Suatu kali, saya berbincang-bincang dengan kawan saya tentang salah satu ukuran kebahagiaan. Kawan saya ini, Gus Yuli namanya, seorang santri hebat yang pernah saya kenal. Ilmu agamanya tinggi dengan pembawaan yang supel dan ramah. Wajahnya selalu dihiasai senyum sepanjang hari. Sungguh suatu hal yang menyenangkan bisa ngobrol panjang lebar dengan beliaunya ini.
Dia mengatakan, orang baru dikatakan sukses dan bahagia apabila dalam kesibukannya sehari-hari masih bisa meluangkan waktunya sekedar untuk bersenang-senang atau memanjakan diri semacam berlibur atau piknik. Dengan piknik niscaya pikiran kita akan lepas dari beban berat apapun yang mendera. Disitulah letak sebuah kebahagiaan yang sebenarnya. Maka, berbahagialah orang yang masih bisa piknik walau cuma sekedar jalan-jalan, nonton, makan bareng-bareng ataupun yang lagi ngetrend di tempat kerja saya : mancing.
Saya jadi berpikir, apa saya termasuk orang yang tidak bahagia? Kebiasaan-kebiasan piknik semacam itu jarang saya lakukan. Banyak kawan-kawan saya yang mengajak tapi sering saya tolak walau kadang-kadang ikut juga. Sekedar menjaga perasaan teman dan membina hubungan baik saja. Saya memang tipe orang yang males untuk acara-acara begituan. Mending buat tidur atau yang lain.
Nah...kalo tidur itu baru hobi saya. Tanpa dikomandopun saya sudah terlelap dengan sendirinya. Kadang, sewaktu naik kendaraan bermotor mata ini maunya terpejam juga. Berkali-kali saya menabrak trotoar gara-gara terserang kantuk. Dan yang lebih parah lagi, sewaktu saya masih sering nglaju naik bis, berkali-kali pula saya keblandang berkilo-kilo gara-gara ketiduran. Mungkin ini ada hubungannya dengan mata saya yang sipit kaya orang ngantuk ini. Entahlah. Yang jelas saya memang gampang sekali tertidur. Dan ini obsesi saya : menaklukan malam dengan begadang semalaman.
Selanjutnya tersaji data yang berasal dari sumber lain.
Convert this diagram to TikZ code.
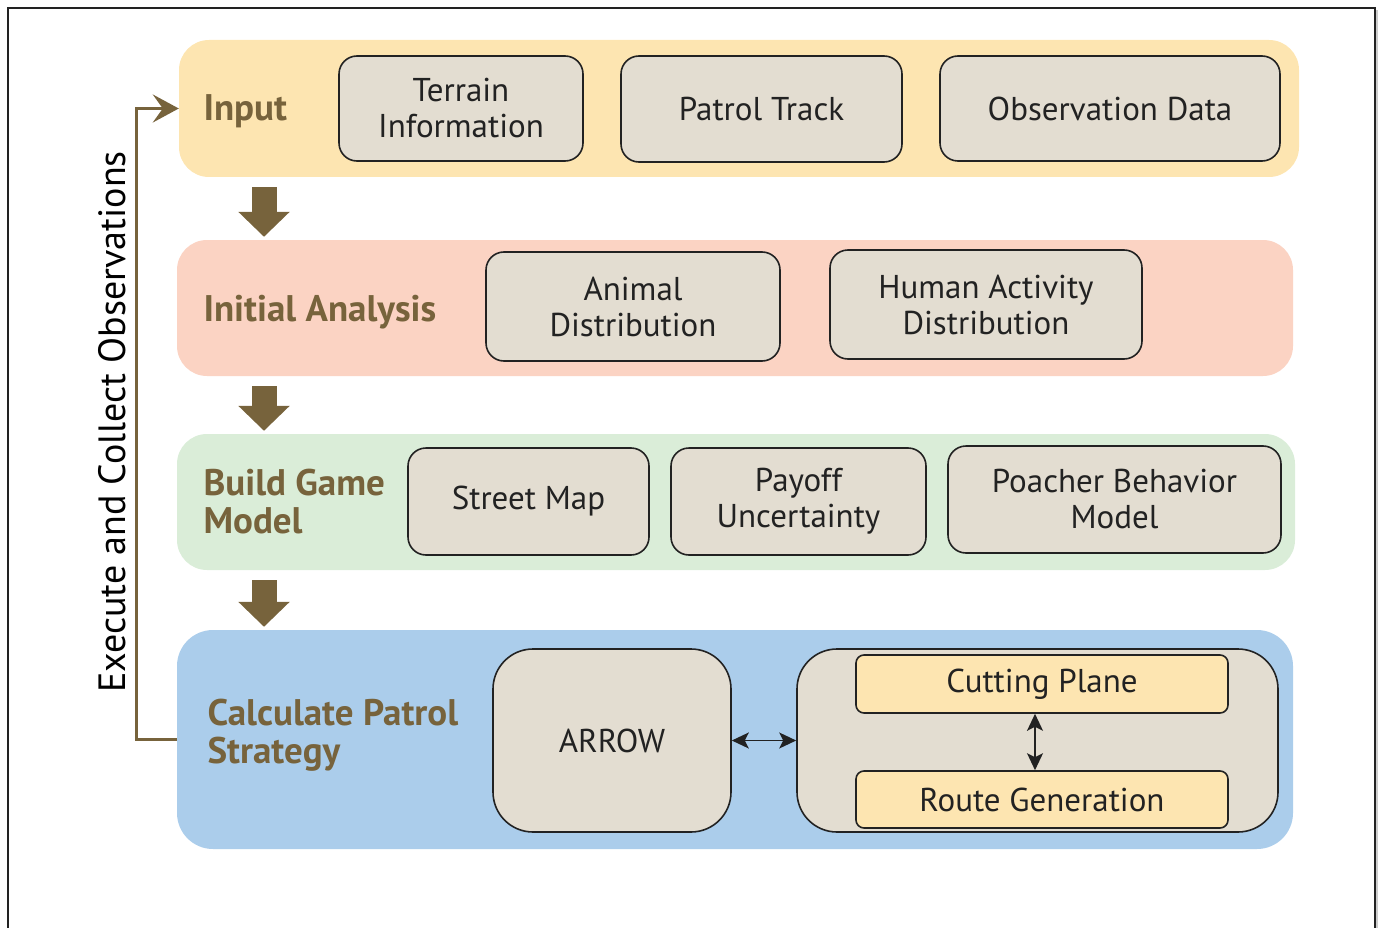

Obsesi yang selalu gagal walau sudah ditemani berbatang-batang rokok dan bergelas-gelas kopi.
Lama-lama saya pikir, tidur adalah piknik saya. Dengan tidur pikiran saya bebas dan merdeka. Berkelana di alam mimpi tanpa ada sekat-sekat atau batas –batas apapun. Disana saya bisa bertemu dan berjabat tangan dengan Luna Maya yang saya kagumi. Bersenda gurau dengan Ahmadinedjad ataupun khadafi yang hebat. Bermain bola dengan Pirlo, Nesta ataupun Kaka dalam sebuah tim bernama AC Milan yang sangat saya banggakan. Berguru dan berbincang hebat dengan Sang Budha tentang hakekat kehidupan. Berjalan dan makan bersama lagi dengan Lai, gadis manis berambut panjang dan berbibir sensual, yang pernah mengisi hari-hari saya.....Ah, begitu banyak sesuatu di alam mimpi yang tak mungkin saya dapatkan di alam nyata. Seandainya kehidupan fana ini seperti di alam impian, alangkah indahnya !!
Namun, saya tak mau terjebak dalam utopia berkepanjangan. Hidup harus berbesar hati dan mau menerima kenyataaan. Perjuangan tak pernah mengenal kata mati dan berhenti. Karena itulah sore ini saya mau membuktikannya. Ajakan Land dan Kent ke Sindoro saya sanggupi. Lihatlah kawan...Anjing rumahan telah keluar dari belenggu rantai majikan. Guk...guk...guk..kaing...kaing...plung !!!